Encon Insulation comment: Q4 2016

Mike Beard, Merchant Development Director Encon Insulation is BMBI’s Expert for Insulation Products – Distribution.

The government has published Fixing Our Broken Housing Market, its long awaited housing white paper, in the drive to boost the UK’s housing supply. Representing a big policy shift and containing some ambitious measures, could this be the new blueprint to providing a smoother, more efficient framework to deliver more homes? Only time will tell, but many of the proposed measures, if properly executed, will be a positive step forward in growing the housing supply to meet demand.

Housing generates substantial business for the whole supply chain – merchants, distributors and suppliers, from new build through to RMI – and we desperately need more homes. The white paper proposes support to housebuilders (in particular smaller businesses), as well as a requirement for councils to produce up-to-date housing plans aligned transparently with the existing housing demand. Government aims to simplify practices and speed up all stages in the building process to create homes more quickly. The current timeframe between planning permission and build is far too long, with some permitted developments left undeveloped for a long time.
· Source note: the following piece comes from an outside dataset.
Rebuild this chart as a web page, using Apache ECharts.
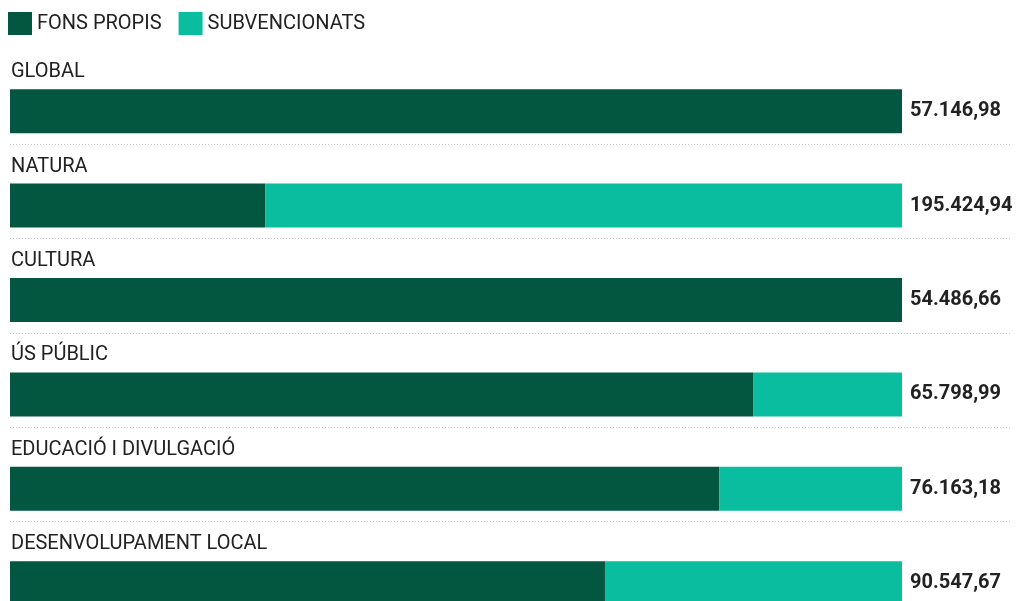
<!DOCTYPE html>
<html>
<head>
<meta charset="utf-8">
<script src="https://cdn.jsdelivr.net/npm/echarts@6/dist/echarts.min.js"></script>
<style>
  html, body { margin: 0; padding: 0; background: #fff; overflow: hidden; }
  #chart { width: 1019px; height: 640px; }
</style>
</head>
<body>
<div id="chart"></div>
<script>
const categories = ["GLOBAL", "NATURA", "CULTURA", "ÚS PÚBLIC", "EDUCACIÓ I DIVULGACIÓ", "DESENVOLUPAMENT LOCAL"];
// shares in percent of each row's total
const fonsPropis = [100, 28.6, 100, 83.3, 79.5, 66.7];
const subvencionats = [0, 71.4, 0, 16.7, 20.5, 33.3];
const totals = [57146.98, 195424.94, 54486.66, 65798.99, 76163.18, 90547.67];

const DARK = "#03563f";
const TEAL = "#0abd9f";
const FONT = "Roboto";

// 57146.98 -> "57.146,98"
const fmt = (v) => {
  const parts = v.toFixed(2).split(".");
  return parts[0].replace(/\B(?=(\d{3})+(?!\d))/g, ".") + "," + parts[1];
};

const chart = echarts.init(document.getElementById("chart"));

const rowH = 94.4;

chart.setOption({
  animation: false,
  textStyle: { fontFamily: FONT },
  legend: {
    left: 8,
    top: 12,
    padding: 0,
    itemWidth: 24,
    itemHeight: 23,
    itemGap: 17,
    icon: "rect",
    textStyle: { fontSize: 20, color: "#222", fontFamily: FONT },
    data: ["FONS PROPIS", "SUBVENCIONATS"],
  },
  grid: [
    { left: 10, right: 117, top: 64, height: rowH * categories.length },
    { left: 10, right: 7, top: 64 - rowH + 80, height: rowH * categories.length },
  ],
  xAxis: [
    { gridIndex: 0, type: "value", min: 0, max: 100, show: false },
    { gridIndex: 1, type: "value", min: 0, max: 100, show: false },
  ],
  yAxis: [
    {
      gridIndex: 0,
      type: "category",
      inverse: true,
      data: categories,
      axisLine: { show: false },
      axisTick: { show: false },
      splitLine: { show: false },
      axisLabel: { show: false },
    },
    {
      gridIndex: 1,
      type: "category",
      inverse: true,
      data: categories,
      axisLine: { show: false },
      axisTick: { show: false },
      axisLabel: { show: false },
      splitLine: {
        show: true,
        showMinLine: false,
        lineStyle: { color: "#c8c8c8", type: [1, 2], width: 1 },
      },
    },
  ],
  series: [
    {
      name: "FONS PROPIS",
      type: "bar",
      stack: "total",
      barWidth: 44,
      itemStyle: { color: DARK },
      label: {
        show: true,
        position: [1, -17],
        align: "left",
        verticalAlign: "middle",
        fontSize: 20,
        color: "#222",
        fontFamily: FONT,
        formatter: (p) => categories[p.dataIndex],
      },
      data: fonsPropis,
    },
    {
      name: "SUBVENCIONATS",
      type: "bar",
      stack: "total",
      barWidth: 44,
      itemStyle: { color: TEAL },
      label: {
        show: true,
        position: "right",
        distance: 8,
        fontSize: 20,
        fontWeight: "bold",
        color: "#222",
        fontFamily: FONT,
        formatter: (p) => fmt(totals[p.dataIndex]),
      },
      data: subvencionats,
    },
    {
      type: "bar",
      xAxisIndex: 1,
      yAxisIndex: 1,
      silent: true,
      itemStyle: { color: "transparent" },
      data: categories.map(() => 0),
    },
  ],
});
</script>
</body>
</html>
Government has given the green light to the £1.2 billion Starter Homes Land Fund to stimulate the entry point in the housing market. Thousands of additional new homes with financial support will help first time buyers into home ownership. Meanwhile, the first ever garden villages, with the potential to deliver more than 48,000 homes across England, have been given government backing. These developments should bring significant new business to merchants.

For the rest of construction, you only have to take a look around to see positive signs of infrastructure activity with many building sites and tower cranes all over the big cities – a pleasing sight.

Following the referendum and post-Brexit uncertainty, exchange rate movements have added to the cost of imported materials, fuelling widespread material price inflation and squeezing margins after years of little or low price movement.

We have to hope the sector takes this as a positive, as manufacturers have pushed price inflation through to maintain their own margins, allowing them to invest in new technologies and increased capacity.